Understanding FIRPTA Tax Regulations for Real Estate Transactions in NYC
- Sutton Square Group
- May 29
- 3 min read
When a foreign individual sells real estate in the United States, the transaction triggers specific tax rules under the Foreign Investment in Real Property Tax Act (FIRPTA). For buyers and sellers in New York City, understanding FIRPTA is essential to avoid unexpected tax liabilities and ensure compliance with federal law. This post explains how FIRPTA works, its impact on real estate deals in NYC, and practical steps for navigating the process.
What Is FIRPTA and Why Does It Matter in NYC?

FIRPTA is a federal law enacted in 1980 that requires buyers to withhold a portion of the sales price when purchasing U.S. real estate from foreign sellers. The goal is to ensure the IRS can collect taxes on gains from the sale of U.S. property by non-resident aliens.
In NYC, a global real estate market attracts many foreign investors. FIRPTA applies whenever a foreign person sells real property located in the city, including residential, commercial, and investment properties. The law affects both buyers and sellers:
Sellers face withholding of a percentage of the sale price.
Buyers must withhold and remit the tax to the IRS.
Failing to comply can lead to penalties and interest, making it critical to understand FIRPTA before closing a deal.
How FIRPTA Withholding Works in NYC Real Estate Sales
When a foreign person sells real estate in NYC, the buyer generally must withhold 15% of the gross sales price and send it to the IRS. This withholding acts as a prepayment of the seller’s tax liability on any capital gains from the sale.
Key Points About Withholding
The withholding rate is 15% of the total sales price, not just the profit.
The buyer must remit the withheld amount to the IRS within 20 days of the sale.
The seller can file a U.S. tax return to report the actual gain and claim a refund if the withholding exceeds the tax owed.

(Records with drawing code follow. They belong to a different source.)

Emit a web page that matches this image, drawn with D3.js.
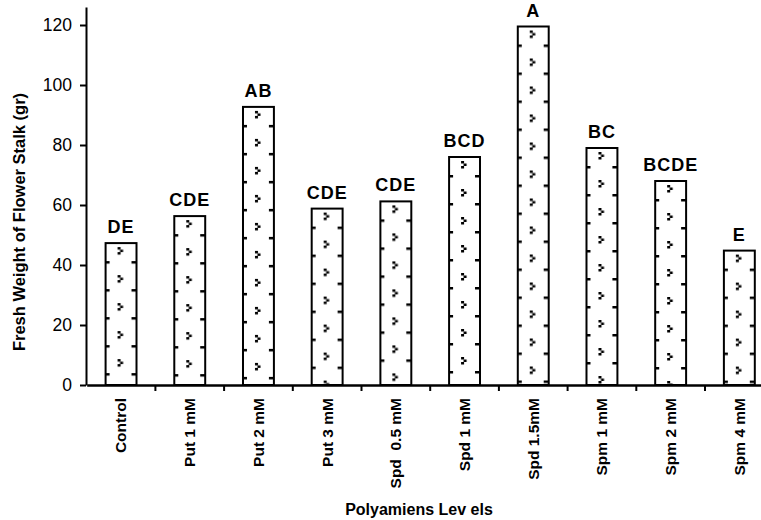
<!DOCTYPE html>
<html>
<head>
<meta charset="utf-8">
<script src="https://cdn.jsdelivr.net/npm/d3@7"></script>
<style>
  body { margin: 0; background: #fff; }
  svg { display: block; font-family: "Liberation Sans", Arial, sans-serif; }
  .letter { font-size: 18px; font-weight: bold; letter-spacing: 1px; }
  .xlab text { font-size: 15.5px; font-weight: bold; white-space: pre; }
  .ylab text { font-size: 17.5px; }
  .title { font-size: 16px; font-weight: bold; }
</style>
</head>
<body>
<script>
// chart data
var categories = ["Control", "Put 1 mM", "Put 2 mM", "Put 3 mM", "Spd  0.5 mM",
                  "Spd 1 mM", "Spd 1.5mM", "Spm 1 mM", "Spm 2 mM", "Spm 4 mM"];
var weights = [47.3, 56.3, 92.7, 58.8, 61.2, 76, 119.5, 79, 68, 44.8];
var letters = ["DE", "CDE", "AB", "CDE", "CDE", "BCD", "A", "BC", "BCDE", "E"];
var yTicks = [0, 20, 40, 60, 80, 100, 120];

var width = 761, height = 520;
var plotLeft = 86, plotBottom = 385, plotTop = 7;
var step = 68.7;

var svg = d3.select("body").append("svg")
    .attr("width", width)
    .attr("height", height);

var x = d3.scaleBand()
    .domain(categories)
    .range([plotLeft + 0.7, plotLeft + 0.7 + step * categories.length])
    .paddingInner(0.55)
    .paddingOuter(0.275);

var y = d3.scaleLinear()
    .domain([0, 126])
    .range([plotBottom, plotTop]);

var bw = x.bandwidth();

// one dotted pattern per bar so the marks start at each bar top
var defs = svg.append("defs");
categories.forEach(function(c, i) {
    var p = defs.append("pattern")
        .attr("id", "dots" + i)
        .attr("patternUnits", "userSpaceOnUse")
        .attr("x", x(c))
        .attr("y", y(weights[i]))
        .attr("width", bw)
        .attr("height", 28);
    p.append("rect").attr("width", bw).attr("height", 28).attr("fill", "#fff");
    // the little ">" mark
    p.append("rect").attr("x", 12).attr("y", 4).attr("width", 3).attr("height", 2.5).attr("fill", "#000");
    p.append("rect").attr("x", 14.5).attr("y", 6.5).attr("width", 3).attr("height", 2.5).attr("fill", "#000");
    p.append("rect").attr("x", 12).attr("y", 9).attr("width", 3).attr("height", 2.5).attr("fill", "#000");
    // edge dashes
    p.append("rect").attr("x", 0).attr("y", 18).attr("width", 4).attr("height", 2.5).attr("fill", "#000");
    p.append("rect").attr("x", bw - 5).attr("y", 18).attr("width", 5).attr("height", 2.5).attr("fill", "#000");
});

// bars
svg.selectAll(".bar")
    .data(weights)
    .enter()
  .append("rect")
    .attr("class", "bar")
    .attr("x", function(d, i) { return x(categories[i]); })
    .attr("y", function(d) { return y(d); })
    .attr("width", bw)
    .attr("height", function(d) { return y(0) - y(d); })
    .attr("fill", function(d, i) { return "url(#dots" + i + ")"; })
    .attr("stroke", "#000")
    .attr("stroke-width", 2);

// significance letters
svg.selectAll(".letter")
    .data(letters)
    .enter()
  .append("text")
    .attr("class", "letter")
    .attr("x", function(d, i) { return x(categories[i]) + bw / 2; })
    .attr("y", function(d, i) { return y(weights[i]) - 10; })
    .attr("text-anchor", "middle")
    .text(function(d) { return d; });

// y axis
var yAxis = svg.append("g")
    .attr("class", "ylab")
    .attr("transform", "translate(" + plotLeft + ",0)")
    .call(d3.axisLeft(y).tickValues(yTicks).tickSize(6).tickSizeOuter(0).tickPadding(8));
yAxis.select(".domain").attr("stroke-width", 2);
yAxis.selectAll(".tick line").attr("stroke-width", 2);
yAxis.selectAll("text").attr("fill", "#000");

// x axis, labels rotated, ticks between the bars
var xAxis = svg.append("g")
    .attr("class", "xlab")
    .attr("transform", "translate(0," + plotBottom + ")")
    .call(d3.axisBottom(x).tickSize(0).tickSizeOuter(0));
xAxis.select(".domain").attr("stroke-width", 2.5);
xAxis.selectAll("text")
    .attr("transform", "rotate(-90)")
    .attr("x", -13)
    .attr("y", 0)
    .attr("dy", "0.35em")
    .attr("fill", "#000")
    .style("text-anchor", "end");

svg.append("g").selectAll("line")
    .data(categories)
    .enter()
  .append("line")
    .attr("x1", function(d) { return x(d) + bw + (x.step() - bw) / 2; })
    .attr("x2", function(d) { return x(d) + bw + (x.step() - bw) / 2; })
    .attr("y1", plotBottom)
    .attr("y2", plotBottom + 6)
    .attr("stroke", "#000")
    .attr("stroke-width", 2);

// axis titles
svg.append("text")
    .attr("class", "title")
    .attr("transform", "translate(25,222) rotate(-90)")
    .attr("text-anchor", "middle")
    .style("font-size", "16.5px")
    .text("Fresh Weight of Flower Stalk (gr)");

svg.append("text")
    .attr("class", "title")
    .attr("x", 419)
    .attr("y", 515)
    .attr("text-anchor", "middle")
    .text("Polyamiens Lev els");
</script>
</body>
</html>
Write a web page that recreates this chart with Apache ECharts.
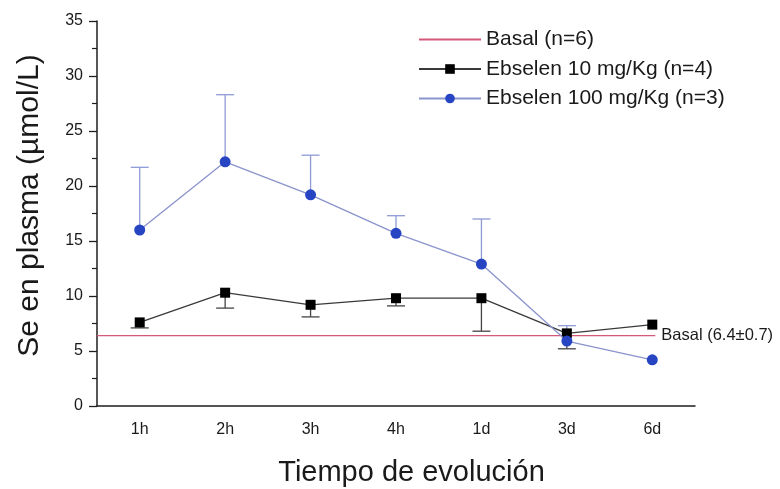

Exceptions and Reduced Withholding
Certain exceptions reduce or eliminate withholding:
If the property sells for $300,000 or less and the buyer intends to use it as a residence, withholding may not apply.
If the property sells between $300,001 and up to $1M and the buyer intends to use it as a residence, the withholding can be only 10%.
Sellers can apply for a withholding certificate from the IRS to reduce withholding if the tax due is expected to be less than 15% of the sales price.
Some transactions involving U.S. corporations or partnerships may have different rules.
FIRPTA Compliance Steps for Buyers in NYC
Buyers play a critical role in FIRPTA compliance. Here’s what NYC buyers should do:
Determine Seller’s Status
Confirm if the seller is a foreign person. This usually involves obtaining a certification from the seller stating their status.
Calculate Withholding Amount
Calculate 15% of the gross sales price unless an exception applies.
Withhold and Remit Funds
Hold back the required amount from the purchase price and send it to the IRS within 20 days of closing.
File IRS Form 8288 and 8288-A
Submit these forms to report the withholding and provide the seller with proof of payment.
Failing to withhold can make the buyer liable for the tax amount, so following these steps carefully is essential.
What Sellers Should Know About FIRPTA in NYC
Foreign sellers should understand how FIRPTA affects their transaction and tax obligations:
Tax Liability: FIRPTA withholding is not the final tax. Sellers must file a U.S. tax return to report the sale and calculate actual tax owed.
Withholding Certificate: Sellers can request a reduced withholding amount if they expect the tax to be less than 15% of the sale price.
Documentation: Sellers should provide buyers with a certification of foreign status or proof of exemption to avoid unnecessary withholding.
Tax Planning: Consulting a tax professional familiar with FIRPTA and NYC real estate can help sellers plan for tax payments and refunds.
Practical Example of FIRPTA in a NYC Sale
Imagine a foreign investor selling a Manhattan apartment for $1 million. The buyer must withhold 15%, or $150,000, and send it to the IRS. The seller files a U.S. tax return and determines the actual tax due is $100,000. The seller can then claim a refund of $50,000 from the IRS.
If the buyer fails to withhold, they become responsible for paying the $150,000 to the IRS, even if the seller does not pay the tax.
Additional Considerations in NYC Real Estate Transactions
State and Local Taxes: FIRPTA is a federal tax. Sellers and buyers should also consider New York State and NYC transfer taxes and filing requirements.
Escrow Arrangements: Sometimes, buyers and sellers agree to hold the FIRPTA withholding in escrow until the IRS issues a withholding certificate or the tax return is filed.
Legal and Tax Advice: Both parties should seek advice from professionals experienced in FIRPTA and NYC real estate to avoid costly mistakes.